The Texas House gave tentative approval Wednesday to a bill requiring natural gas drillers to publicly disclose the chemicals they use in the controversial practice known as hydraulic fracturing.
“The public has stated clearly they want to know what chemicals are being used in the hydraulic fracturing process,” said Rep. Jim Keffer (R-Eastland), the bill's lead author. The House passed the bill on a voice vote, meaning a count was not recorded.
A Senate hearing is scheduled today for a similar bill filed by Sen. Jane Nelson (R-Flower Mound).
Hydraulic fracturing, pumping millions of gallons of chemical-laced water deep into the ground to fracture the rock and release the gas, has been used in thousands of wells around the country but has drawn scrutiny over concerns of groundwater contamination.
This month, the Obama administration appointed a panel of experts to recommend ways to make domestic natural gas production safer and cleaner.
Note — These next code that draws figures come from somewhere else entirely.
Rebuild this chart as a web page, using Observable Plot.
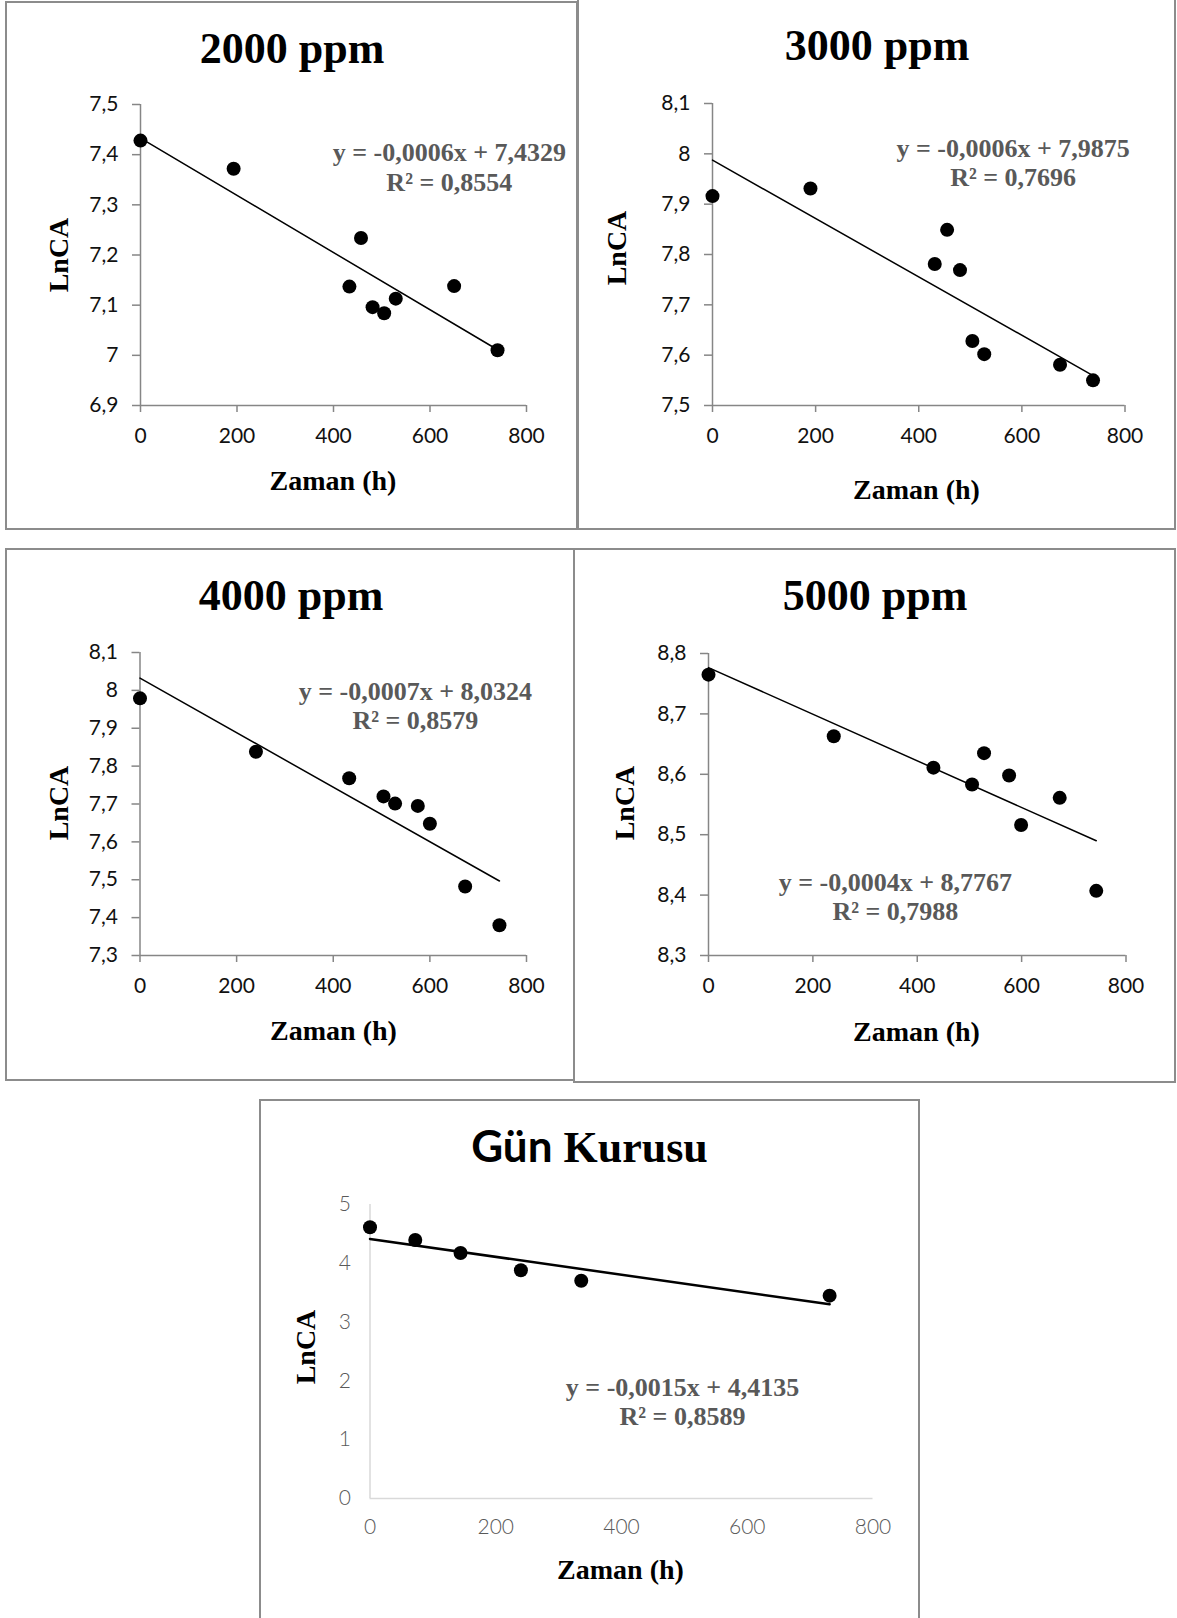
<!DOCTYPE html>
<html>
<head>
<meta charset="utf-8">
<script src="https://cdn.jsdelivr.net/npm/d3@7"></script>
<script src="https://cdn.jsdelivr.net/npm/@observablehq/plot@0.6"></script>
<style>
  html, body { margin: 0; padding: 0; background: #fff; }
  #page { position: relative; width: 1177px; height: 1618px; overflow: hidden; background: #fff; }
  .frame { position: absolute; box-sizing: border-box; border: 2px solid #8c8c8c; }
  .chart { position: absolute; }
  .lbl {
    position: absolute; white-space: nowrap; line-height: 1; color: #000;
    font-family: "Liberation Serif", "Times New Roman", serif; font-weight: bold;
    transform: translate(-50%, -50%);
  }
  .title { font-size: 44px; }
  .axt { font-size: 28px; }
  .rot { transform: translate(-50%, -50%) rotate(-90deg); }
  .sans { font-family: Lato, "Open Sans", sans-serif; }
</style>
</head>
<body>
<div id="page"></div>
<script>
// Drying time (h) and ln of CA content for each treatment
const times2000 = [0, 193, 433, 457, 481, 505, 529, 650, 740];
const lnca2000  = [7.428, 7.372, 7.137, 7.234, 7.096, 7.084, 7.113, 7.138, 7.010];

const times3000 = [0, 190, 431, 455, 480, 504, 527, 674, 738];
const lnca3000  = [7.916, 7.931, 7.781, 7.849, 7.769, 7.628, 7.602, 7.581, 7.550];

const times4000 = [0, 240, 433, 504, 528, 575, 600, 673, 744];
const lnca4000  = [7.979, 7.838, 7.768, 7.720, 7.701, 7.695, 7.648, 7.482, 7.380];

const times5000 = [0, 240, 431, 505, 528, 576, 599, 673, 743];
const lnca5000  = [8.765, 8.663, 8.611, 8.583, 8.635, 8.598, 8.516, 8.561, 8.407];

const timesSun = [0, 72, 144, 240, 336, 731];
const lncaSun  = [4.614, 4.395, 4.176, 3.883, 3.704, 3.450];

// Linear trend lines: slope, intercept, R²
const slopes     = [-0.00057, -0.00058, -0.00072, -0.000386, -0.00152];
const intercepts = [7.4329, 7.9875, 8.0324, 8.7767, 4.4135];
const rSquared   = [0.8554, 0.7696, 0.8579, 0.7988, 0.8589];

// Axis ticks
const xTicks = [0, 200, 400, 600, 800];
const yTicks2000 = [6.9, 7, 7.1, 7.2, 7.3, 7.4, 7.5];
const yTicks3000 = [7.5, 7.6, 7.7, 7.8, 7.9, 8, 8.1];
const yTicks4000 = [7.3, 7.4, 7.5, 7.6, 7.7, 7.8, 7.9, 8, 8.1];
const yTicks5000 = [8.3, 8.4, 8.5, 8.6, 8.7, 8.8];
const yTicksSun  = [0, 1, 2, 3, 4, 5];

const titles = ["2000 ppm", "3000 ppm", "4000 ppm", "5000 ppm", "Gün Kurusu"];
const xTitle = "Zaman (h)";
const yTitle = "LnCA";

const comma = d => String(d).replace(".", ",");

// Layout of each panel on the page (box = bordered frame, area = plotting area)
const panels = [
  { t: times2000, v: lnca2000, k: 0, yTicks: yTicks2000,
    box: {x: 5, y: 1, w: 573, h: 529}, area: {x0: 140, x1: 526, y0: 104, y1: 405},
    titleAt: [292, 49], xtAt: [333, 480.5], ytAt: [59, 255], eqAt: [640, 7.376] },
  { t: times3000, v: lnca3000, k: 1, yTicks: yTicks3000,
    box: {x: 577, y: -2, w: 599, h: 532}, area: {x0: 712, x1: 1124.5, y0: 103, y1: 405},
    titleAt: [877, 46], xtAt: [916.5, 489.5], ytAt: [617, 248], eqAt: [583, 7.984] },
  { t: times4000, v: lnca4000, k: 2, yTicks: yTicks4000,
    box: {x: 5, y: 548, w: 570, h: 533}, area: {x0: 139.5, x1: 526, y0: 652, y1: 955},
    titleAt: [291, 596], xtAt: [333.5, 1031], ytAt: [59, 803], eqAt: [570, 7.96] },
  { t: times5000, v: lnca5000, k: 3, yTicks: yTicks5000,
    box: {x: 573, y: 548, w: 603, h: 535}, area: {x0: 708, x1: 1125.5, y0: 653, y1: 955},
    titleAt: [875, 596], xtAt: [916.5, 1032], ytAt: [625, 803], eqAt: [358, 8.398] },
  { t: timesSun, v: lncaSun, k: 4, yTicks: yTicksSun, light: true,
    box: {x: 259, y: 1099, w: 661, h: 522}, area: {x0: 369.5, x1: 872.5, y0: 1204, y1: 1498},
    titleAt: [589.5, 1146], xtAt: [620.5, 1569.5], ytAt: [306, 1347], eqAt: [497, 1.66] }
];

const page = document.getElementById("page");

function addLabel(html, [x, y], cls) {
  const el = document.createElement("div");
  el.className = "lbl " + cls;
  el.innerHTML = html;
  el.style.left = x + "px";
  el.style.top = y + "px";
  page.appendChild(el);
}

for (const p of panels) {
  const {box, area, k} = p;
  const frame = document.createElement("div");
  frame.className = "frame";
  Object.assign(frame.style, {left: box.x + "px", top: box.y + "px", width: box.w + "px", height: box.h + "px"});
  page.appendChild(frame);

  const m = slopes[k], b = intercepts[k], r2 = rSquared[k];
  const data = p.t.map((t, i) => ({t, v: p.v[i]}));
  const trend = d3.extent(p.t).map(t => ({t, v: b + m * t}));
  const eq = `y = ${comma(m.toFixed(4))}x + ${comma(b.toFixed(4))}\nR² = ${comma(r2.toFixed(4))}`;
  const yDomain = d3.extent(p.yTicks);

  const axisColor = p.light ? "#d9d9d9" : "#868686";
  const textColor = p.light ? "#595959" : "#111";
  const tick = p.light ? 0 : 7;

  const chart = Plot.plot({
    width: box.w, height: box.h,
    marginLeft: area.x0 - box.x, marginRight: box.x + box.w - area.x1,
    marginTop: area.y0 - box.y, marginBottom: box.y + box.h - area.y1,
    x: {domain: [0, 800]},
    y: {domain: yDomain},
    style: {fontFamily: "Lato, 'Open Sans', sans-serif", fontSize: "21px", background: "none", overflow: "visible", color: "#000"},
    marks: [
      Plot.axisX(xTicks, {tickSize: tick, tickPadding: p.light ? 21 : 16, stroke: axisColor, strokeWidth: 1.5,
        fill: textColor, tickFormat: d => String(d), label: null, fontWeight: p.light ? 300 : 400}),
      Plot.axisY(p.yTicks, {tickSize: p.light ? 0 : 8, tickPadding: p.light ? 19 : 14, stroke: axisColor, strokeWidth: 1.5,
        fill: textColor, tickFormat: comma, label: null, fontWeight: p.light ? 300 : 400}),
      Plot.ruleX([0], {stroke: axisColor, strokeWidth: 1.5}),
      Plot.ruleY([yDomain[0]], {stroke: axisColor, strokeWidth: 1.5}),
      Plot.line(trend, {x: "t", y: "v", stroke: "#000", strokeWidth: p.light ? 2.5 : 1.5}),
      Plot.dot(data, {x: "t", y: "v", r: 7, fill: "#000"}),
      Plot.text([{x: p.eqAt[0], y: p.eqAt[1], label: eq}], {
        x: "x", y: "y", text: "label", textAnchor: "middle", lineAnchor: "middle", lineHeight: 1.12,
        fontFamily: "'Liberation Serif', 'Times New Roman', serif", fontWeight: "bold", fontSize: 26, fill: "#595959"
      })
    ]
  });
  chart.classList.add("chart");
  chart.style.left = box.x + "px";
  chart.style.top = box.y + "px";
  page.appendChild(chart);

  const title = titles[k];
  if (p.light) {
    const [first, ...rest] = title.split(" ");
    addLabel(`<span class="sans">${first}</span> ${rest.join(" ")}`, p.titleAt, "title");
  } else {
    addLabel(title, p.titleAt, "title");
  }
  addLabel(xTitle, p.xtAt, "axt");
  addLabel(yTitle, p.ytAt, "axt rot");
}
</script>
</body>
</html>
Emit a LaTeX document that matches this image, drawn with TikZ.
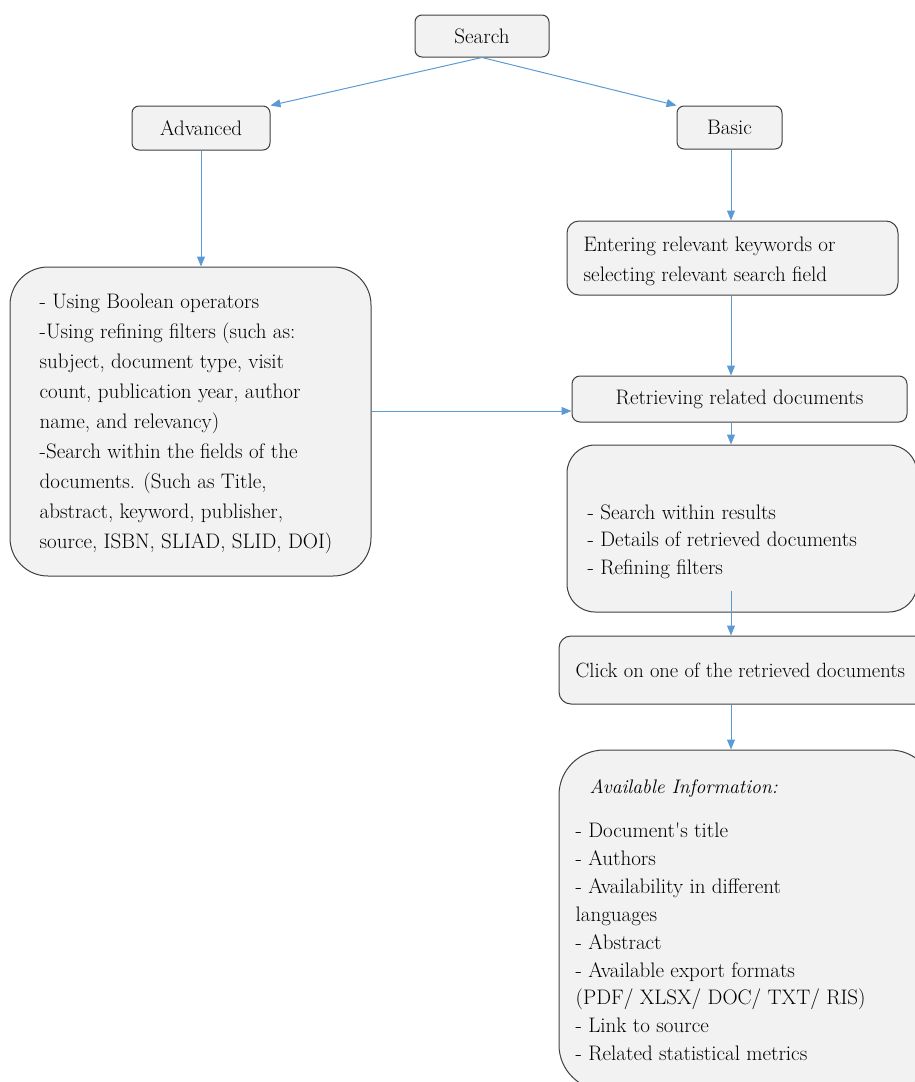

In Texas and other states, residents who believed their water was contaminated because of “fracking” have had trouble proving it. Repeatedly, energy companies have argued that the water was contaminated before drilling started. Critics and industry groups have said disclosure requirements would bring some clarity to the issue. Several drillers have started voluntarily disclosing their fracking chemicals.
If it becomes law, Keffer's bill will require companies to disclose the fracturing chemicals for every new well to the Texas Railroad Commission and to fracfocus.org, an online database run by the Ground Water Protection Council and the Interstate Oil and Gas Compact Commission. The House bill would require companies to estimate the concentrations of chemicals categorized as hazardous by the federal government but only to disclose the names of other chemicals, Keffer said.
Companies would be allowed to call certain chemicals trade secrets and keep them out of the database. But a landowner with a well on his or her property or an adjacent property could challenge that exemption.
Though it hasn't passed, the Texas approach is drawing interest from other states including California. Wyoming and a few other states already require different levels of disclosure of fracking chemicals.
“I think this is a good, balanced template that other states can look at,” Keffer said.
Rep. Lon Burnam (D-Fort Worth), one of the authors, echoed some environmental groups when he said the bill is weaker than he had hoped but is still worth passing.